There are some clear positives in Wipro’s performance this quarter:

  • Revenue just topped prior guidance ($1,620-$1,630m), and the constant currency growth of 7.9% was the highest for five quarters
  • This is the first quarter since Q3 FY 2012 when Wipro has reported revenue growth across all its vertical units, with even media and telecoms achieving low single digit growth
  • Operating margin is the strongest it has been since FY 2011, albeit boosted by currency benefits
  • Utilization has picked up after being below 72% for three quarters - though it remains significantly below that of Wipro's peers
  • Revenue growth in the top 10 clients continues to outstrip overall growth.

The Americas (essentially the U.S.) continue to be the weakest region at Wipro in terms of overall topline growth.
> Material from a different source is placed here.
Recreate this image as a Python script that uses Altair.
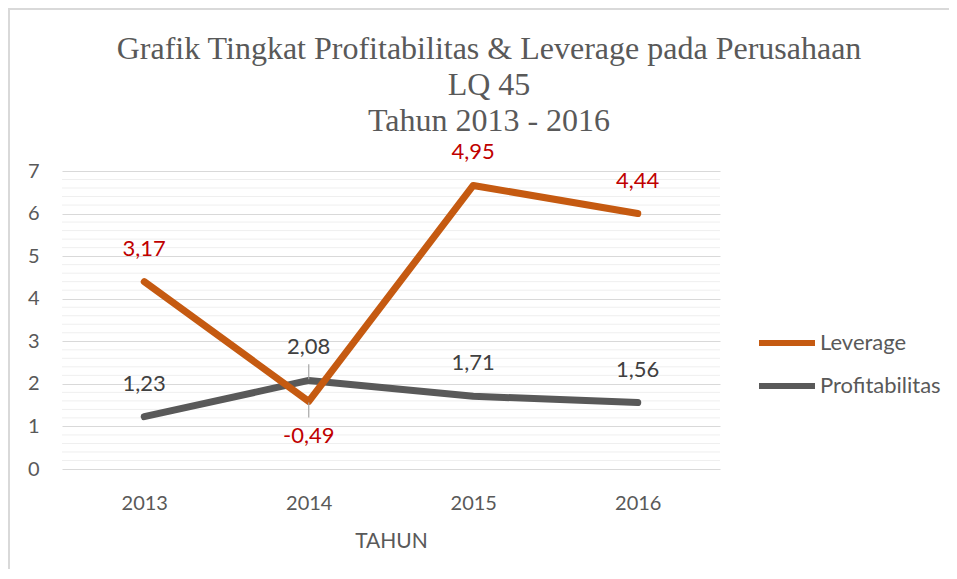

Elsewhere, Wipro continues to see double digit growth in APAC and other emerging markets, which together crossed the $200m revenue mark this quarter and accounted (by NelsonHall’s estimate) for ~35% of the overall y/y revenue growth, with EMEA accounting for another 40%.

In terms of service line, Technology Infrastructure Services and Business Application Services continue to be the growth engines for Wipro, although the rate of growth in the former is slowing slightly. Encouragingly, two weak areas, ADM and R&D services (the latter exposed to softness in the telecoms market) are showing signs of stabilization.

The revenue guidance for next quarter indicates we should expect to see similar, or slightly stronger growth next quarter.